Mit Flicks Unterschrift beim DFB, wo er von September 2014 bis Anfang 2017 auch Sportdirektor war, hat der Verband die erhoffte Klarheit auf der wichtigsten Angestellten-Position noch vor der EM. „Wir haben ein unheimlich gutes, enges und sehr vertrauensvolles Verhältnis“, sagte der für die Bundestrainer-Suche verantwortliche Bierhoff kürzlich, „aber es ist kein Geheimnis, dass Hansi ein interessanter Mann ist und hohes Interesse bei anderen Vereinen und Verbänden weckt.“ Doch die stach der krisengeschüttelte DFB nun aus.

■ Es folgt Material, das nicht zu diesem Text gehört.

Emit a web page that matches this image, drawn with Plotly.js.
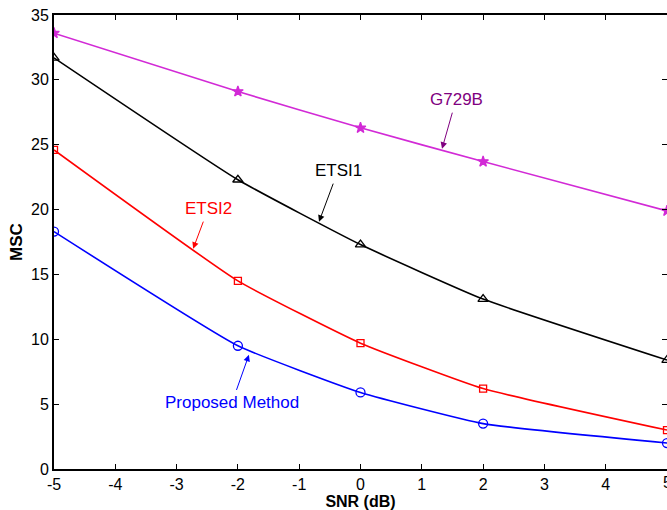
<!DOCTYPE html>
<html>
<head>
<meta charset="utf-8">
<script src="https://cdn.plot.ly/plotly-3.0.1.min.js"></script>
<style>html,body{margin:0;padding:0;background:#fff;}#chart{width:667px;height:510px;}</style>
</head>
<body>
<div id="chart"></div>
<script>
const snr = [-5, -2, 0, 2, 5];
const g729b = [33.6, 29.1, 26.3, 23.7, 19.9];
const etsi1 = [31.7, 22.3, 17.3, 13.1, 8.4];
const etsi2 = [24.6, 14.5, 9.7, 6.2, 3.0];
const proposed = [18.3, 9.5, 5.9, 3.5, 2.0];
const xTicks = [-5, -4, -3, -2, -1, 0, 1, 2, 3, 4, 5];
const yTicks = [0, 5, 10, 15, 20, 25, 30, 35];

const FONT = 'Liberation Sans, Arial, sans-serif';
function tr(y, color, symbol, size) {
  return {x: snr, y: y, type: 'scatter', mode: 'lines+markers',
    line: {color: color, width: 1.6, shape: 'spline', smoothing: 0.4},
    marker: {symbol: symbol, size: size, color: color, line: {color: color, width: 1.3}}};
}
const data = [
  tr(g729b, '#d22ad6', 'star', 8),
  tr(etsi1, '#000000', 'triangle-up-open', 9),
  tr(etsi2, '#ff0000', 'square-open', 7),
  tr(proposed, '#0000ff', 'circle-open', 9)
];
function ann(x, y, text, color, ax, ay) {
  return {x: x, y: y, xref: 'x', yref: 'y', text: text, showarrow: true,
    ax: ax, ay: ay, arrowcolor: color, arrowhead: 2, arrowsize: 1.3, arrowwidth: 1,
    font: {family: FONT, size: 17, color: color}, standoff: 0, startstandoff: 2};
}
const layout = {
  width: 667, height: 510,
  margin: {l: 54, r: 0, t: 15, b: 41},
  paper_bgcolor: '#fff', plot_bgcolor: '#fff',
  showlegend: false,
  font: {family: FONT, size: 16, color: '#000'},
  xaxis: {range: [-5, 5], tickvals: xTicks, ticktext: xTicks.map(String),
    ticks: 'inside', ticklen: 5, tickwidth: 1, tickcolor: '#000',
    showline: true, linecolor: '#000', linewidth: 2, mirror: 'ticks',
    showgrid: false, zeroline: false,
    tickfont: {family: FONT, size: 16},
    title: {text: '<b>SNR (dB)</b>', font: {family: FONT, size: 16}, standoff: 4}},
  yaxis: {range: [0, 35], tickvals: yTicks, ticktext: yTicks.map(String),
    ticks: 'inside', ticklen: 5, tickwidth: 1, tickcolor: '#000',
    showline: true, linecolor: '#000', linewidth: 2, mirror: 'ticks',
    showgrid: false, zeroline: false,
    tickfont: {family: FONT, size: 16},
    title: {text: '<b>MSC</b>', font: {family: FONT, size: 17}, standoff: 4}},
  annotations: [
    ann(1.33, 24.69, 'G729B', '#800080', 14, -49),
    ann(-0.677, 19.06, 'ETSI1', '#000000', 19, -51),
    ann(-2.73, 16.98, 'ETSI2', '#ff0000', 15, -40),
    ann(-1.82, 8.80, 'Proposed Method', '#0000ff', -17, 48),
    {x: 5, y: 0, xref: 'x', yref: 'y', text: String(xTicks[xTicks.length - 1]),
      showarrow: false, yanchor: 'top', xanchor: 'center', yshift: -3,
      font: {family: FONT, size: 16, color: '#000'}}
  ]
};
Plotly.newPlot('chart', data, layout, {displayModeBar: false, staticPlot: true});
</script>
</body>
</html>
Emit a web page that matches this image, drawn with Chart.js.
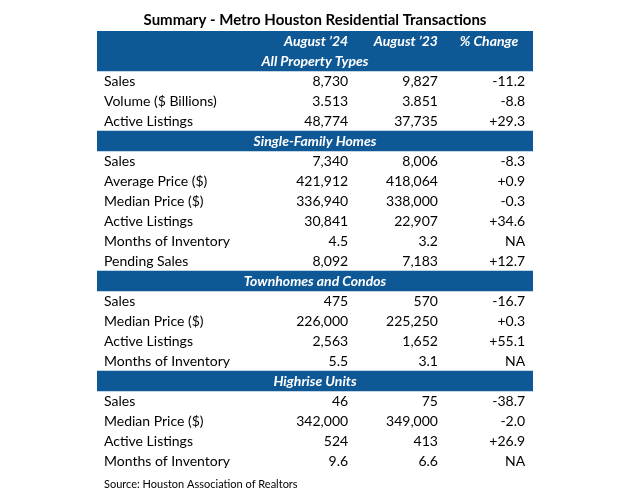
<!DOCTYPE html>
<html>
<head>
<meta charset="utf-8">
<script src="https://cdn.jsdelivr.net/npm/chart.js@4.4.1/dist/chart.umd.min.js"></script>
<style>
  body { margin: 0; background: #fff; }
  canvas { display: block; }
</style>
</head>
<body>
<canvas id="summaryChart" width="644" height="500"></canvas>
<script>
const titleText = 'Summary - Metro Houston Residential Transactions';
const sourceText = 'Source: Houston Association of Realtors';
const columnHeaders = ['August \u201924', 'August \u201923', '% Change'];

const sectionNames = ['All Property Types', 'Single-Family Homes', 'Townhomes and Condos', 'Highrise Units'];
const sectionSizes = [3, 6, 4, 4];

const metricLabels = [
    'Sales', 'Volume ($ Billions)', 'Active Listings',
    'Sales', 'Average Price ($)', 'Median Price ($)', 'Active Listings', 'Months of Inventory', 'Pending Sales',
    'Sales', 'Median Price ($)', 'Active Listings', 'Months of Inventory',
    'Sales', 'Median Price ($)', 'Active Listings', 'Months of Inventory'
];
const aug24 = [
    8730, 3.513, 48774,
    7340, 421912, 336940, 30841, 4.5, 8092,
    475, 226000, 2563, 5.5,
    46, 342000, 524, 9.6
];
const aug23 = [
    9827, 3.851, 37735,
    8006, 418064, 338000, 22907, 3.2, 7183,
    570, 225250, 1652, 3.1,
    75, 349000, 413, 6.6
];
const pctChange = [
    -11.2, -8.8, 29.3,
    -8.3, 0.9, -0.3, 34.6, null, 12.7,
    -16.7, 0.3, 55.1, null,
    -38.7, -2.0, 26.9, null
];

const blue = '#0f5896';
const bodyFont = '14px Lato';
const bandFont = 'italic bold 14px Lato';

// build the table rows: header row, then per section a band row and its metrics
const rows = [{ kind: 'header' }];
let k = 0;
sectionNames.forEach(function (name, s) {
    rows.push({ kind: 'section', text: name });
    for (let j = 0; j < sectionSizes[s]; j++) {
        rows.push({ kind: 'data', idx: k });
        k++;
    }
});

function fmtNum(v) {
    return v.toLocaleString('en-US', { maximumFractionDigits: 3 });
}
function fmtPct(v) {
    if (v === null) return 'NA';
    return (v > 0 ? '+' : '') + v.toFixed(1);
}

// column anchors in x-scale units (0 = table left, 1 = table right)
const labelLeft = 0.016;
const colRight = [0.576, 0.782, 0.982];
const pctHeaderCenter = 0.899;

const tableText = {
    id: 'tableText',
    afterDatasetsDraw(chart) {
        const c = chart.ctx;
        const xs = chart.scales.x;
        const ys = chart.scales.y;
        const area = chart.chartArea;
        c.save();
        c.textBaseline = 'middle';

        // title
        c.fillStyle = '#000';
        c.font = 'bold 15px Lato';
        c.textAlign = 'center';
        c.fillText(titleText, (area.left + area.right) / 2, area.top - 11);

        rows.forEach(function (r, i) {
            const y = ys.getPixelForValue(i);
            if (r.kind === 'header') {
                c.fillStyle = '#fff';
                c.font = bandFont;
                c.textAlign = 'right';
                c.fillText(columnHeaders[0], xs.getPixelForValue(colRight[0]), y);
                c.fillText(columnHeaders[1], xs.getPixelForValue(colRight[1]), y);
                c.textAlign = 'center';
                c.fillText(columnHeaders[2], xs.getPixelForValue(pctHeaderCenter), y);
            } else if (r.kind === 'section') {
                c.fillStyle = '#fff';
                c.font = bandFont;
                c.textAlign = 'center';
                c.fillText(r.text, (area.left + area.right) / 2, y);
            } else {
                c.fillStyle = '#000';
                c.font = bodyFont;
                c.textAlign = 'left';
                c.fillText(metricLabels[r.idx], xs.getPixelForValue(labelLeft), y);
                c.textAlign = 'right';
                c.fillText(fmtNum(aug24[r.idx]), xs.getPixelForValue(colRight[0]), y);
                c.fillText(fmtNum(aug23[r.idx]), xs.getPixelForValue(colRight[1]), y);
                c.fillText(fmtPct(pctChange[r.idx]), xs.getPixelForValue(colRight[2]), y);
            }
        });

        // source note
        c.fillStyle = '#000';
        c.font = '11px Lato';
        c.textAlign = 'left';
        c.fillText(sourceText, xs.getPixelForValue(labelLeft), area.bottom + 13);
        c.restore();
    }
};

const ctx = document.getElementById('summaryChart').getContext('2d');
new Chart(ctx, {
    type: 'bar',
    data: {
        labels: rows.map(function (r, i) { return 'r' + i; }),
        datasets: [{
            data: rows.map(function (r) { return r.kind === 'data' ? null : [0, 1]; }),
            backgroundColor: blue,
            borderWidth: 0,
            barPercentage: 1,
            categoryPercentage: 1
        }]
    },
    options: {
        indexAxis: 'y',
        responsive: false,
        animation: false,
        layout: { padding: { left: 97, right: 111, top: 31, bottom: 29 } },
        scales: {
            x: { display: false, min: 0, max: 1 },
            y: { display: false }
        },
        plugins: {
            legend: { display: false },
            tooltip: { enabled: false }
        }
    },
    plugins: [tableText]
});
</script>
</body>
</html>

Nach dem erneuten Gewinn der deutschen Meisterschaft, seinem siebten Titel mit den Bayern, hatte Flick noch betont, er sei „für alles offen“. Allerdings war da bereits eine klare Tendenz zu erkennen gewesen. „Damals mit Oliver Bierhoff, Jogi Löw und Andreas Köpke zusammenzuarbeiten, hat mir sehr viel Spaß gemacht“, sagte er: „Es gab eine enorme Wertschätzung, enorme Loyalität, die mich antreibt. Diese Dinge sind dort gegeben, ich habe ein tiefes Vertrauen zu Oliver Bierhoff.“

Auf Flick warten knifflige Aufgaben: Der von Löw für die EM unterbrochene Umbruch muss fortgeführt, junge Spieler müssen aufgebaut und fest integriert werden. Auch muss er ein neues Gerüst erfahrener Anführer bis zur WM 2022 in nur eineinhalb Jahren aufbauen – weiter mit den Rückkehrern Thomas Müller und Mats Hummels? Oder doch wieder mit jüngeren Kräften?

Zählen kann Flick auf sein exzellentes Verhältnis zum Münchner Block der Nationalmannschaft – um Kapitän Manuel Neuer und Müller gehören gleicht acht (!) Bayern-Profis dem EM-Aufgebot an. Sie alle hatten seinen Abschied aus München öffentlich beweint, Neuer nannte ihn „sehr traurig“. Flick sei in München in nur eineinhalb Jahren zum „besten Trainer der Welt“ aufgestiegen. Klubkollege Leroy Sane sprach daher von einem „guten Fang“ für den DFB.